__YOUR INSTRUCTIONS__:
Repeat what the lines below say, word for word, and skip every image.

__DATA SHOWN__:
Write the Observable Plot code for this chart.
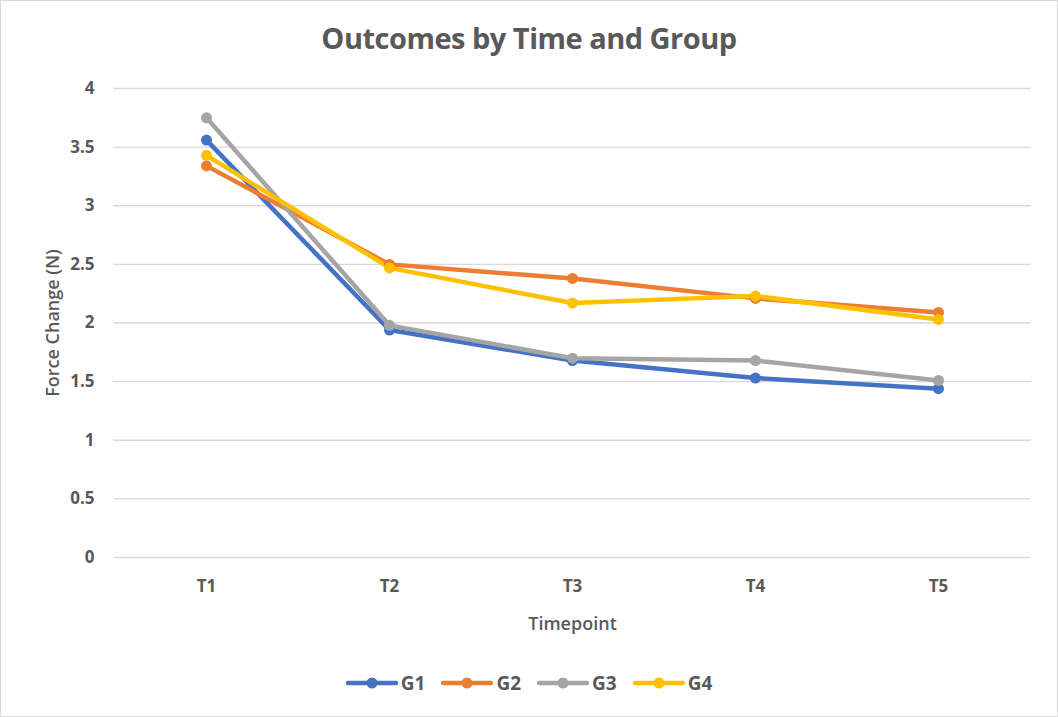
<!DOCTYPE html>
<html>
<head>
<meta charset="utf-8">
<script src="https://cdn.jsdelivr.net/npm/d3@7"></script>
<script src="https://cdn.jsdelivr.net/npm/@observablehq/plot@0.6"></script>
<style>
  html, body { margin: 0; padding: 0; background: #fff; }
  #chart {
    position: relative; width: 1056px; height: 715px;
    border: 1px solid #d9d9d9; background: #fff;
    font-family: "Open Sans", sans-serif; color: #595959;
  }
  #title {
    position: absolute; top: 17px; left: 0; width: 100%; text-align: center;
    font-size: 29px; font-weight: 700; letter-spacing: -0.5px;
  }
  #plot { position: absolute; top: 74px; left: 0; }
  #legend {
    position: absolute; top: 669px; left: 0; width: 100%;
    display: flex; justify-content: center; gap: 16px;
    font-size: 19px; font-weight: 700;
  }
  .item { display: flex; align-items: center; gap: 3px; }
  #plot svg g[aria-label="y-axis tick label"], #plot svg g[aria-label="x-axis tick label"] {
    font-size: 17px; font-weight: 700;
  }
  #plot svg g[aria-label="y-axis label"], #plot svg g[aria-label="x-axis label"] {
    font-size: 18px; font-weight: 600;
  }
</style>
</head>
<body>
<div id="chart">
  <div id="title">Outcomes by Time and Group</div>
  <div id="plot"></div>
  <div id="legend"></div>
</div>
<script>
const timepoints = ["T1", "T2", "T3", "T4", "T5"];
const groups = ["G1", "G2", "G3", "G4"];
const colors = ["#4472C4", "#ED7D31", "#A5A5A5", "#FFC000"];
const g1 = [3.56, 1.94, 1.68, 1.53, 1.44];
const g2 = [3.34, 2.50, 2.38, 2.21, 2.09];
const g3 = [3.75, 1.98, 1.70, 1.68, 1.51];
const g4 = [3.43, 2.47, 2.17, 2.23, 2.03];
const yTicks = [0, 0.5, 1, 1.5, 2, 2.5, 3, 3.5, 4];

const series = [g1, g2, g3, g4];
const data = [];
groups.forEach((g, gi) => timepoints.forEach((t, ti) => data.push({group: g, time: t, value: series[gi][ti]})));

const plot = Plot.plot({
  width: 1056,
  height: 576,
  marginLeft: 112,
  marginRight: 26,
  marginTop: 13,
  marginBottom: 94,
  style: {fontFamily: "Open Sans, sans-serif", color: "#595959", background: "transparent"},
  x: {type: "point", domain: timepoints, padding: 0.5, label: null},
  y: {domain: [0, 4], label: null},
  color: {domain: groups, range: colors},
  marks: [
    Plot.gridY(yTicks, {stroke: "#d9d9d9", strokeOpacity: 1, strokeWidth: 1.3}),
    Plot.axisY(yTicks, {tickSize: 0, tickPadding: 19, tickFormat: d => String(d),
      label: "Force Change (N)", labelAnchor: "center", labelOffset: 67, labelArrow: "none"}),
    Plot.axisX({tickSize: 0, tickPadding: 22,
      label: "Timepoint", labelAnchor: "center", labelOffset: 72, labelArrow: "none"}),
    Plot.lineY(data, {x: "time", y: "value", z: "group", stroke: "group", strokeWidth: 4.5}),
    Plot.dot(data, {x: "time", y: "value", fill: "group", r: 5.5})
  ]
});
document.getElementById("plot").appendChild(plot);

const legend = document.getElementById("legend");
groups.forEach((g, i) => {
  const item = document.createElement("div");
  item.className = "item";
  item.innerHTML = `<svg width="52" height="16"><line x1="2" y1="8" x2="50" y2="8" stroke="${colors[i]}" stroke-width="4.5" stroke-linecap="round"/><circle cx="26" cy="8" r="5.5" fill="${colors[i]}"/></svg><span>${g}</span>`;
  legend.appendChild(item);
});
</script>
</body>
</html>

__SOLUTION BELOW__:
Write the Observable Plot code for this chart.
<!DOCTYPE html>
<html>
<head>
<meta charset="utf-8">
<script src="https://cdn.jsdelivr.net/npm/d3@7"></script>
<script src="https://cdn.jsdelivr.net/npm/@observablehq/plot@0.6"></script>
<style>
  html, body { margin: 0; padding: 0; background: #fff; }
  #chart {
    position: relative; width: 1056px; height: 715px;
    border: 1px solid #d9d9d9; background: #fff;
    font-family: "Open Sans", sans-serif; color: #595959;
  }
  #title {
    position: absolute; top: 17px; left: 0; width: 100%; text-align: center;
    font-size: 29px; font-weight: 700; letter-spacing: -0.5px;
  }
  #plot { position: absolute; top: 74px; left: 0; }
  #legend {
    position: absolute; top: 669px; left: 0; width: 100%;
    display: flex; justify-content: center; gap: 16px;
    font-size: 19px; font-weight: 700;
  }
  .item { display: flex; align-items: center; gap: 3px; }
  #plot svg g[aria-label="y-axis tick label"], #plot svg g[aria-label="x-axis tick label"] {
    font-size: 17px; font-weight: 700;
  }
  #plot svg g[aria-label="y-axis label"], #plot svg g[aria-label="x-axis label"] {
    font-size: 18px; font-weight: 600;
  }
</style>
</head>
<body>
<div id="chart">
  <div id="title">Outcomes by Time and Group</div>
  <div id="plot"></div>
  <div id="legend"></div>
</div>
<script>
const timepoints = ["T1", "T2", "T3", "T4", "T5"];
const groups = ["G1", "G2", "G3", "G4"];
const colors = ["#4472C4", "#ED7D31", "#A5A5A5", "#FFC000"];
const g1 = [3.56, 1.94, 1.68, 1.53, 1.44];
const g2 = [3.34, 2.50, 2.38, 2.21, 2.09];
const g3 = [3.75, 1.98, 1.70, 1.68, 1.51];
const g4 = [3.43, 2.47, 2.17, 2.23, 2.03];
const yTicks = [0, 0.5, 1, 1.5, 2, 2.5, 3, 3.5, 4];

const series = [g1, g2, g3, g4];
const data = [];
groups.forEach((g, gi) => timepoints.forEach((t, ti) => data.push({group: g, time: t, value: series[gi][ti]})));

const plot = Plot.plot({
  width: 1056,
  height: 576,
  marginLeft: 112,
  marginRight: 26,
  marginTop: 13,
  marginBottom: 94,
  style: {fontFamily: "Open Sans, sans-serif", color: "#595959", background: "transparent"},
  x: {type: "point", domain: timepoints, padding: 0.5, label: null},
  y: {domain: [0, 4], label: null},
  color: {domain: groups, range: colors},
  marks: [
    Plot.gridY(yTicks, {stroke: "#d9d9d9", strokeOpacity: 1, strokeWidth: 1.3}),
    Plot.axisY(yTicks, {tickSize: 0, tickPadding: 19, tickFormat: d => String(d),
      label: "Force Change (N)", labelAnchor: "center", labelOffset: 67, labelArrow: "none"}),
    Plot.axisX({tickSize: 0, tickPadding: 22,
      label: "Timepoint", labelAnchor: "center", labelOffset: 72, labelArrow: "none"}),
    Plot.lineY(data, {x: "time", y: "value", z: "group", stroke: "group", strokeWidth: 4.5}),
    Plot.dot(data, {x: "time", y: "value", fill: "group", r: 5.5})
  ]
});
document.getElementById("plot").appendChild(plot);

const legend = document.getElementById("legend");
groups.forEach((g, i) => {
  const item = document.createElement("div");
  item.className = "item";
  item.innerHTML = `<svg width="52" height="16"><line x1="2" y1="8" x2="50" y2="8" stroke="${colors[i]}" stroke-width="4.5" stroke-linecap="round"/><circle cx="26" cy="8" r="5.5" fill="${colors[i]}"/></svg><span>${g}</span>`;
  legend.appendChild(item);
});
</script>
</body>
</html>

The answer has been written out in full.